> [Short problem]
Copy from the first line below down to and including the line with "15.6, 16.45, 17.0]". Skip the pictures.

⟨

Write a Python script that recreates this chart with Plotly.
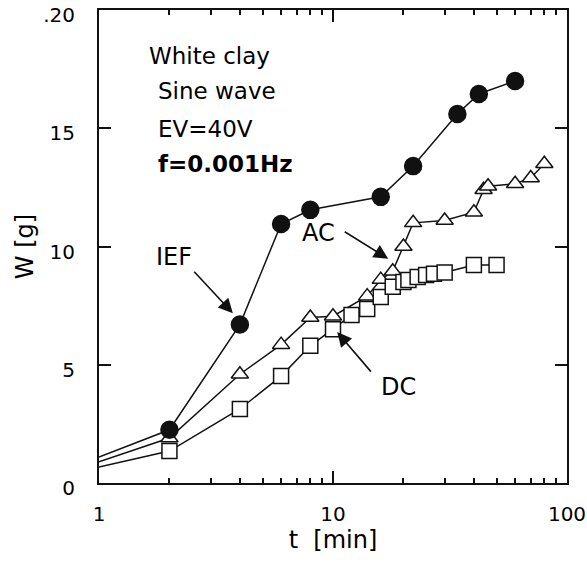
import plotly.graph_objects as go

# ---- data ----
ief_t = [1, 2, 4, 6, 8, 16, 22, 34, 42, 60]
ief_w = [1.1, 2.25, 6.7, 10.95, 11.55, 12.1, 13.4, 15.6, 16.45, 17.0]

ac_t = [1, 2, 4, 6, 8, 10, 14, 16, 18, 20, 22, 30, 40, 44, 46, 60, 70, 80]
ac_w = [0.9, 1.9, 4.6, 5.85, 7.0, 7.05, 7.9, 8.6, 8.95, 10.0, 11.0, 11.1,
        11.45, 12.4, 12.55, 12.65, 12.9, 13.5]

dc_t = [1, 2, 4, 6, 8, 10, 12, 14, 16, 18, 20, 21, 23, 25, 27, 30, 40, 50]
dc_w = [0.68, 1.35, 3.13, 4.52, 5.8, 6.5, 7.1, 7.36, 7.86, 8.3, 8.5, 8.58,
        8.71, 8.8, 8.85, 8.9, 9.22, 9.22]

y_tickvals = [0, 5, 10, 15, 20]
y_ticktext = ['0', '5', '10', '15', '.20']
x_tickvals = [1, 10, 100]
x_ticktext = ['1', '10', '100']
x_minor = [2, 3, 4, 5, 6, 7, 8, 9, 20, 30, 40, 50, 60, 70, 80, 90]

FONT = 'DejaVu Sans'
LC = '#111111'

fig = go.Figure()

series = [
    (ac_t, ac_w, 'triangle-up', 'white', 15),
    (dc_t, dc_w, 'square', 'white', 15),
    (ief_t, ief_w, 'circle', LC, 17),
]
for t, w, sym, fill, size in series:
    # connecting line (first value is where the curve enters at the axis)
    fig.add_trace(go.Scatter(x=t, y=w, mode='lines',
                             line=dict(color=LC, width=1.5),
                             hoverinfo='skip'))
    fig.add_trace(go.Scatter(x=t[1:], y=w[1:], mode='markers',
                             marker=dict(symbol=sym, size=size, color=fill,
                                         line=dict(color=LC, width=1.5))))

annotations = []
# text block
block = [
    ('White clay', 0.103, 0.903, 'normal'),
    ('Sine wave', 0.122, 0.829, 'normal'),
    ('EV=40V', 0.122, 0.749, 'normal'),
    ('f=0.001Hz', 0.122, 0.675, 'bold'),
]
for txt, x, y, wt in block:
    annotations.append(dict(text=txt, x=x, y=y, xref='paper', yref='paper',
                            xanchor='left', yanchor='middle', showarrow=False,
                            font=dict(family=FONT, size=23, color='black', weight=wt)))

# series labels
labels = [('IEF', 0.160, 0.478), ('AC', 0.468, 0.528), ('DC', 0.639, 0.202)]
for txt, x, y in labels:
    annotations.append(dict(text=txt, x=x, y=y, xref='paper', yref='paper',
                            xanchor='center', yanchor='middle', showarrow=False,
                            font=dict(family=FONT, size=24, color='black')))

# arrows (tip in paper coords, tail as pixel offset)
arrows = [(0.286, 0.359, -40, -43), (0.618, 0.474, -45, -28), (0.509, 0.319, 35, 41)]
for x, y, ax, ay in arrows:
    annotations.append(dict(text='', x=x, y=y, xref='paper', yref='paper',
                            ax=ax, ay=ay, showarrow=True, arrowhead=2,
                            arrowsize=1.8, arrowwidth=1.6, arrowcolor=LC,
                            standoff=0, startstandoff=0))

fig.update_layout(
    width=587, height=573,
    margin=dict(l=99, r=20, t=10, b=90),
    plot_bgcolor='white', paper_bgcolor='white',
    showlegend=False,
    font=dict(family=FONT, color='black', size=20),
    annotations=annotations,
)

fig.update_xaxes(
    type='log', range=[0, 2], automargin=False,
    tickmode='array', tickvals=x_tickvals, ticktext=x_ticktext,
    ticks='inside', ticklen=12, tickwidth=1.5, tickcolor=LC,
    minor=dict(tickmode='array', tickvals=x_minor, ticks='inside',
               ticklen=5, tickwidth=1.5, tickcolor=LC),
    showline=True, linecolor=LC, linewidth=2, mirror='ticks',
    showgrid=False, zeroline=False,
    tickfont=dict(family=FONT, size=20, color='black'),
    ticklabelstandoff=12, ticklabeloverflow='allow',
    title=dict(text='t  [min]', font=dict(family=FONT, size=24, color='black'),
               standoff=6),
)
fig.update_yaxes(
    range=[0, 20], automargin=False,
    tickmode='array', tickvals=y_tickvals, ticktext=y_ticktext,
    ticks='inside', ticklen=12, tickwidth=1.5, tickcolor=LC,
    showline=True, linecolor=LC, linewidth=2, mirror='ticks',
    showgrid=False, zeroline=False,
    tickfont=dict(family=FONT, size=20, color='black'),
    ticklabelstandoff=18, ticklabeloverflow='allow', ticklabelshift=5,
    title=dict(text='W [g]', font=dict(family=FONT, size=24, color='black'),
               standoff=3),
)

# remove the default 8px page margin so the figure fills the window exactly
fig.write_html('out.html', config={'displayModeBar': False},
               post_script="document.body.style.margin='0';")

⟩

> [Task response]
Write a Python script that recreates this chart with Plotly.
import plotly.graph_objects as go

# ---- data ----
ief_t = [1, 2, 4, 6, 8, 16, 22, 34, 42, 60]
ief_w = [1.1, 2.25, 6.7, 10.95, 11.55, 12.1, 13.4, 15.6, 16.45, 17.0]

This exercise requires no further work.